Adrian Kempe's NHL debut Thursday was a blur.
Not so much for Kempe, but for everyone else.
"There were players on the ice that couldn't keep up with him," marveled Kings Coach Darryl Sutter.
"He's got wheels," agreed captain Anze Kopitar said. "He can skate, definitely."
Sutter is convinced Kempe can do a lot more than that, which is why he called Kempe up from the minors in the middle of a playoff race. But to make the most of Kempe's speed and skill, Sutter says he'll occasionally have to put the brakes on the rookie.
"Not too many 20-year-olds just jump right in there and away you go, right?" the coach asked. "We'll manage him properly, try to put him in situations to succeed."
Sutter is doing that partly by putting him on a line with Kopitar and Tyler Toffoli, a pairing he repeated Saturday against the Florida Panthers. That nearly paid off with a first-period goal in Kempe's debut after he stole the puck from Arizona's Michael Stone at center ice and sped off on a breakaway.
He may have rushed his shot, though, missing wide at the right post.
"I was a little bit nervous but I think I got into it pretty quick," Kempe said. "I know that I can skate with these guys. But the first couple of shifts I was just feeling how the game is.
"I'm playing with pretty good players so it's pretty easy to play."
Kempe began his professional career as a teenager in his native Sweden, then signed with the Kings in the spring of 2015. In his second full season in North America he had 11 goals and 19 points in 43 games for Ontario of the AHL before being recalled Wednesday.
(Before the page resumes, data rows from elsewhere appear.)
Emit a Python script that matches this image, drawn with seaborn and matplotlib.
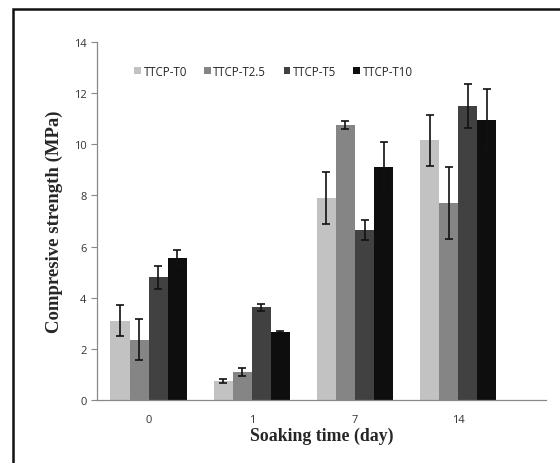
import matplotlib
matplotlib.use("Agg")
import matplotlib.pyplot as plt
import seaborn as sns
import pandas as pd
import numpy as np
from matplotlib.patches import Rectangle

days = ["0", "1", "7", "14"]
groups = ["TTCP-T0", "TTCP-T2.5", "TTCP-T5", "TTCP-T10"]
t0 = [3.1, 0.75, 7.9, 10.15]
t25 = [2.35, 1.1, 10.75, 7.7]
t5 = [4.8, 3.62, 6.65, 11.5]
t10 = [5.55, 2.65, 9.1, 10.95]
e_t0 = [0.6, 0.08, 1.0, 1.0]
e_t25 = [0.8, 0.17, 0.15, 1.4]
e_t5 = [0.45, 0.13, 0.4, 0.85]
e_t10 = [0.3, 0.03, 1.0, 1.2]
yticks = [0, 2, 4, 6, 8, 10, 12, 14]
colors = ["#c2c2c2", "#858585", "#414141", "#0e0e0e"]

vals = [t0, t25, t5, t10]
errs = [e_t0, e_t25, e_t5, e_t10]
rows = []
for g, v, e in zip(groups, vals, errs):
    for d, vi, ei in zip(days, v, e):
        rows.append({"day": d, "group": g, "value": vi, "err": ei})
df = pd.DataFrame(rows)

sns.set_style("white")
plt.rcParams["font.family"] = ["Open Sans", "DejaVu Sans"]

fig = plt.figure(figsize=(5.6, 4.64), dpi=100)
ax = fig.add_axes([0.1732, 0.1358, 0.8018, 0.7715])
sns.barplot(data=df, x="day", y="value", hue="group", order=days, hue_order=groups,
            palette=colors, width=0.74, gap=0, errorbar=None, ax=ax, saturation=1,
            edgecolor="none", linewidth=0)

# error bars from bar patches
for gi, g in enumerate(groups):
    cont = ax.containers[gi]
    xs = [p.get_x() + p.get_width() / 2 for p in cont.patches]
    ys = [p.get_height() for p in cont.patches]
    ax.errorbar(xs, ys, yerr=errs[gi], fmt="none", ecolor="#111111",
                elinewidth=1.2, capsize=3, capthick=1.2, zorder=5)

ax.set_ylim(0, 14)
ax.set_xlim(-0.5, 3.85)
ax.set_yticks(yticks)
ax.set_yticklabels([str(t) for t in yticks], fontsize=8, color="#333333")
ax.set_xticks(range(len(days)))
ax.set_xticklabels(days, fontsize=8, color="#333333")
ax.tick_params(axis="x", which="major", length=0, pad=10)
ax.set_xticks([0.5, 1.5, 2.5, 3.5], minor=True)
ax.tick_params(axis="x", which="minor", length=4, width=0.8, color="#888888", direction="out")
ax.tick_params(axis="y", length=4, width=0.8, color="#888888", direction="out", left=True)
for s in ["top", "right"]:
    ax.spines[s].set_visible(False)
for s in ["left", "bottom"]:
    ax.spines[s].set_color("#888888")
    ax.spines[s].set_linewidth(0.9)

ax.set_xlabel("Soaking time (day)", fontsize=12.8, fontweight="bold",
              family=["Liberation Serif", "DejaVu Serif"], labelpad=1)
ax.set_ylabel("Compresive strength (MPa)", fontsize=13.5, fontweight="bold",
              family=["Liberation Serif", "DejaVu Serif"], labelpad=8)

leg = ax.legend(loc="upper left", bbox_to_anchor=(0.06, 0.965), ncol=4, frameon=False,
                fontsize=8.3, handlelength=0.55, handleheight=0.55, handletextpad=0.25,
                columnspacing=1.5)

# outer frame of the figure (left and top visible)
fig.patches.append(Rectangle((13 / 560, -0.05), 1.2, 1 - 9.5 / 464 + 0.05,
                             transform=fig.transFigure, fill=False,
                             edgecolor="#111111", linewidth=1.8, zorder=10))

fig.savefig("out.png", dpi=100)
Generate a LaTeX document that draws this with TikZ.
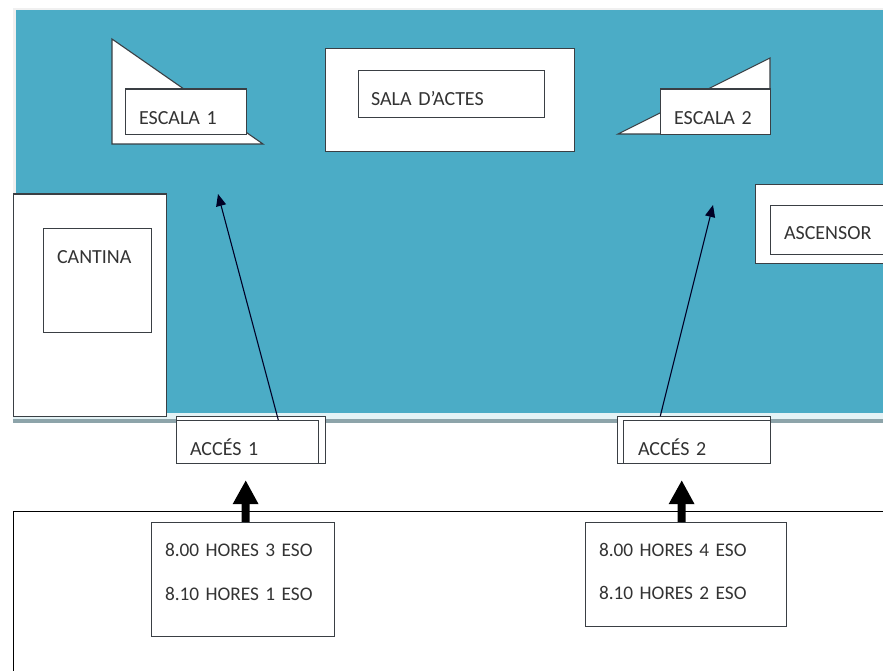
\documentclass[tikz,border=0pt]{standalone}
\usepackage{fontspec}
\setmainfont{Carlito}[WordSpace=0.8]
\usetikzlibrary{arrows.meta}
\definecolor{patio}{HTML}{4BACC6}
\definecolor{edge}{HTML}{3A3F44}
\tikzset{>=Stealth,
  tagbox/.style={draw=edge,fill=white,line width=1.1pt,anchor=north west,
    align=left,inner ysep=0pt,text=black!80,font=\fontsize{20}{20}\selectfont},
  horesbox/.style={tagbox,inner xsep=14pt,font=\fontsize{19.3}{20}\selectfont},
  thinarrow/.style={-{Triangle[width=10pt,length=12pt]},line width=1.1pt,color=black!85!blue},
  bigarrow/.style={-{Triangle[width=24pt,length=24pt]},line width=8pt}}
\begin{document}
\begin{tikzpicture}[x=1pt,y=-1pt]
\clip[use as bounding box] (0,0) rectangle (883,671);
\fill[black!6] (13,8) rectangle (883,413);
\fill[patio] (16,10) rectangle (883,413);
\fill[patio!15] (13,413) rectangle (883,419);
\fill[patio!30!gray!80] (13,419) rectangle (883,423);
\draw[line width=1pt,black] (13,690) -- (13,511) -- (900,511);
\draw[draw=edge,fill=white,line width=1.1pt]
  (112,39) coordinate (S1a) -- (112,144) coordinate (S1b) --
  (263,144) coordinate (S1c) -- cycle;
\draw[draw=edge,fill=white,line width=1.1pt]
  (770,58) coordinate (S2a) -- (770,134) coordinate (S2b) --
  (618,134) coordinate (S2c) -- cycle;
\foreach \name/\x/\y/\w/\h/\pad/\base/\txt in {
  escala1/124.5/88.5/121.5/45.5/14/35/ESCALA 1,
  escala2/659.5/88.5/110.5/45.5/14/35/ESCALA 2,
  salaout/324.5/48/249.5/103/14/50/,
  sala/357.5/70/186.5/47/13/35/SALA D’ACTES,
  ascout/754.5/184/160/79/14/40/,
  ascensor/769.5/205/160/49/14/34/ASCENSOR,
  cantout/12.5/193.5/153.5/222.5/14/40/,
  cantina/42.5/227.5/108.5/104.5/14/35/CANTINA,
  acces1out/175.5/416/149.5/47/14/39/,
  acces1/175.5/420/142.5/43/14/35/ACCÉS 1,
  acces2out/616.5/416/153.5/47/14/39/,
  acces2/622.5/420/147.5/43/15/35/ACCÉS 2}
  \node[tagbox,inner xsep=\pad pt,text width=\w pt-2*\pad pt,
    text height=\base pt,text depth=\h pt-\base pt] (\name) at (\x,\y) {\txt};
\node[horesbox,text width=155pt,text height=34pt,text depth=80pt] (hores1) at (150.5,522)
  {8.00 HORES 3 ESO\\[24pt]8.10 HORES 1 ESO};
\node[horesbox,text width=173pt,text height=34pt,text depth=70pt] (hores2) at (584.5,522)
  {8.00 HORES 4 ESO\\[23pt]8.10 HORES 2 ESO};
\coordinate (pujada1) at (218,194);
\coordinate (pujada2) at (713,205);
\draw[thinarrow] ([xshift=31pt]acces1.north) -- (pujada1);
\draw[thinarrow] ([xshift=-33.5pt]acces2out.north) -- (pujada2);
\draw[bigarrow,shorten >=16pt] ([xshift=3pt]hores1.north) -- ([xshift=-5pt]acces1out.south);
\draw[bigarrow,shorten >=16pt] ([xshift=-4pt]hores2.north) -- ([xshift=-12pt]acces2out.south);
\end{tikzpicture}
\end{document}
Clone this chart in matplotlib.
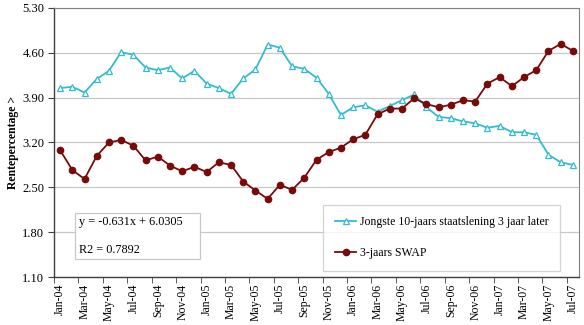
import matplotlib
matplotlib.use("Agg")
import matplotlib.pyplot as plt
from matplotlib.patches import Rectangle
import numpy as np

MONTHS = ["Jan", "Feb", "Mar", "Apr", "May", "Jun",
          "Jul", "Aug", "Sep", "Oct", "Nov", "Dec"]
LABELS = [f"{m}-{y:02d}" for y in (4, 5, 6, 7) for m in MONTHS][:43]

STAATSLENING = [4.05, 4.07, 3.98, 4.19, 4.32, 4.61, 4.57, 4.37, 4.33, 4.37,
                4.20, 4.32, 4.12, 4.05, 3.96, 4.20, 4.34, 4.73, 4.68, 4.39,
                4.35, 4.21, 3.96, 3.63, 3.75, 3.78, 3.68, 3.77, 3.86, 3.95,
                3.75, 3.60, 3.58, 3.53, 3.50, 3.43, 3.46, 3.36, 3.36, 3.32,
                3.01, 2.89, 2.85]
SWAP = [3.08, 2.77, 2.63, 2.99, 3.20, 3.24, 3.15, 2.92, 2.98, 2.84,
        2.75, 2.82, 2.74, 2.89, 2.85, 2.59, 2.45, 2.32, 2.54, 2.46,
        2.65, 2.93, 3.05, 3.12, 3.25, 3.32, 3.64, 3.73, 3.73, 3.89,
        3.80, 3.75, 3.79, 3.86, 3.84, 4.12, 4.22, 4.08, 4.22, 4.33,
        4.63, 4.74, 4.63]
YTICKS = [1.10, 1.80, 2.50, 3.20, 3.90, 4.60, 5.30]

CYAN = "#33BCD0"
DARKRED = "#7A0A0A"

plt.rcParams["font.family"] = ["Liberation Serif", "DejaVu Serif"]

fig = plt.figure(figsize=(5.84, 3.25), dpi=100)
ax = fig.add_axes([54 / 584, 1 - 277 / 325, 525 / 584, 269 / 325])

x = np.arange(len(LABELS))
ax.plot(x, STAATSLENING, color=CYAN, lw=1.3, marker="^", ms=5,
        mfc="white", mec=CYAN, mew=0.9,
        label="Jongste 10-jaars staatslening 3 jaar later", zorder=3)
ax.plot(x, SWAP, color=DARKRED, lw=1.3, marker="o", ms=4.5,
        mfc=DARKRED, mec=DARKRED, label="3-jaars SWAP", zorder=3)

ax.set_xlim(-0.5, len(LABELS) - 0.5)
ax.set_ylim(1.10, 5.30)
ax.set_yticks(YTICKS)
ax.set_yticklabels([f"{v:.2f}" for v in YTICKS], fontsize=9)
ax.set_xticks(x[::2])
ax.set_xticklabels(LABELS[::2], rotation=90, fontsize=8.5)
ax.set_xticks(np.arange(-0.5, len(LABELS), 2), minor=True)
ax.tick_params(axis="x", which="major", length=0, pad=5)
ax.tick_params(axis="x", which="minor", length=4, color="#404040")
ax.tick_params(axis="y", length=4, color="#404040", pad=3)
ax.grid(axis="y", color="#C8C8C8", lw=0.9)
ax.set_axisbelow(True)
for side in ("top", "right"):
    ax.spines[side].set_color("#808080")
for side in ("left", "bottom"):
    ax.spines[side].set_color("#404040")
    ax.spines[side].set_linewidth(1.0)

ax.set_ylabel("Rentepercentage >", fontsize=8.5, fontweight="bold", labelpad=2)

# trendline equation box
ax.add_patch(Rectangle((0.040, 0.067), 0.238, 0.171, transform=ax.transAxes,
                       fc="white", ec="#C8C8C8", lw=0.9, zorder=4))
ax.text(0.047, 0.203, "y = -0.631x + 6.0305", transform=ax.transAxes,
        fontsize=8.8, va="center", ha="left", zorder=5)
ax.text(0.047, 0.100, "R2 = 0.7892", transform=ax.transAxes,
        fontsize=8.8, va="center", ha="left", zorder=5)

leg = ax.legend(loc="lower right", bbox_to_anchor=(0.964, 0.022), fontsize=8.5,
                frameon=True, fancybox=False, edgecolor="#C8C8C8",
                handlelength=1.8, labelspacing=1.6, borderpad=1.0,
                handletextpad=0.3, borderaxespad=0)
leg.get_frame().set_linewidth(0.9)

fig.savefig("out.png", dpi=100)
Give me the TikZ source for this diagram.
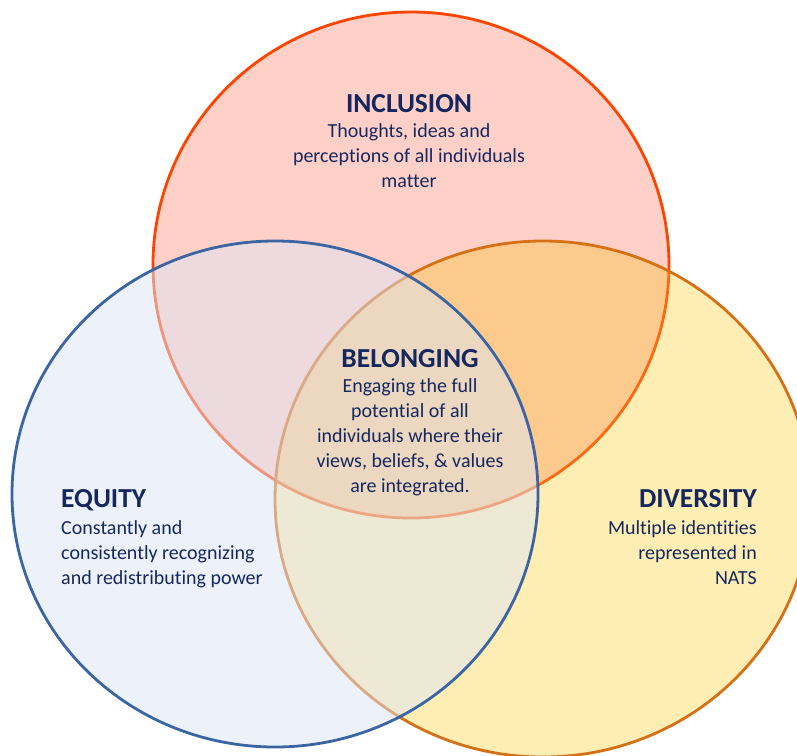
\documentclass[tikz,border=0pt]{standalone}
\usepackage{fontspec}
\setmainfont{Carlito}[Ligatures=NoCommon]
\usetikzlibrary{positioning}

\definecolor{navy}{RGB}{20,40,95}
\definecolor{inclfill}{RGB}{255,208,200}
\definecolor{inclline}{RGB}{255,68,0}
\definecolor{inclmix}{RGB}{255,104,18}
\definecolor{divfill}{RGB}{255,238,180}
\definecolor{divline}{RGB}{214,112,22}
\definecolor{overlap}{RGB}{253,202,142}
\definecolor{eqfill}{RGB}{220,229,245}
\definecolor{eqline}{RGB}{58,100,162}

\begin{document}
\begin{tikzpicture}[x=1pt,y=-1pt,
  ring/.style={line width=2.8pt},
  heading/.style={font=\fontsize{27.5}{32}\selectfont\bfseries, text=navy, inner sep=0pt},
  blurb/.style={font=\fontsize{20}{25}\selectfont, text=navy, inner sep=0pt}]

% the three sets
\def\inclusion{(411,265) ellipse [x radius=258, y radius=253]}
\def\diversity{(543,499) ellipse [x radius=268, y radius=258]}
\def\equity{(275,494) ellipse [x radius=263, y radius=253]}

\clip (0,0) rectangle (797,755);

\fill[inclfill] \inclusion;
\draw[ring, inclline] \inclusion;
\fill[divfill] \diversity;
\begin{scope}
  \clip \diversity;
  \fill[overlap] \inclusion;
  \draw[ring, inclmix] \inclusion;
\end{scope}
\draw[ring, divline] \diversity;
\fill[eqfill, fill opacity=0.5] \equity;
\draw[ring, eqline] \equity;

% labels
\node[heading, anchor=base] (incl) at (409,112) {INCLUSION};
\node[blurb, align=center, below=11.5pt of incl.base] (incltext)
  {Thoughts, ideas and\\perceptions of all individuals\\matter};

\node[heading, anchor=base] (bel) at (410,367) {BELONGING};
\node[blurb, align=center, below=11.5pt of bel.base] (beltext)
  {Engaging the full\\potential of all\\individuals where their\\views, beliefs, \& values\\are integrated.};

\node[heading, anchor=base west] (eq) at (61,507) {EQUITY};
\node[blurb, align=left, below=13pt of eq.base west, anchor=north west] (eqtext)
  {Constantly and\\consistently recognizing\\and redistributing power};

\node[heading, anchor=base east] (div) at (757,507) {DIVERSITY};
\node[blurb, align=right, below=13pt of div.base east, anchor=north east] (divtext)
  {Multiple identities\\represented in\\NATS};
\end{tikzpicture}
\end{document}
So far, Kempe has shown just flashes of the brilliance the Kings predicted for him when they made him a first-round draft pick, the 29th player selected overall. To fulfill that promise, the rookie said he knows he'll need to show Sutter more than just speed.
"You've got to finish your checks. And that's what they want me to do," said Kempe who, at6 feet 2 and 202 pounds is the Kings' second-biggest winger. "I'm pretty big and I'm a good skater. When I get up my speed I'm pretty heavy, too. So I have to finish my checks."
Kempe spent part of Friday reviewing video from his first NHL game, looking for mistakes. But he said he expected the biggest difference between his debut and his second game to be a few less butterflies. Before Thursday's game he said he spent part of the day trying to convince himself his call-up wasn't a dream.
"Sometimes you see some of the players you're playing with and they've been your idols since you were a little kid. That's huge," he said. "But I'm just trying to focus on the game when I'm out there. The second game is going to be more relaxed than the first."
Sutter, meanwhile, is trying to maintain some patience and perspective — which isn't easy since the Kings entered Saturday one point out of a playoff position with 26 games left in the season.
"He's got a lot to learn," Sutter said of Kempe. "The biggest thing with Adrian, the coaches really liked him in training camp. That's what you're going to use. You don't use reports. So that's in our bank with us.
"[You] just take steps with him, show him stuff, work with him."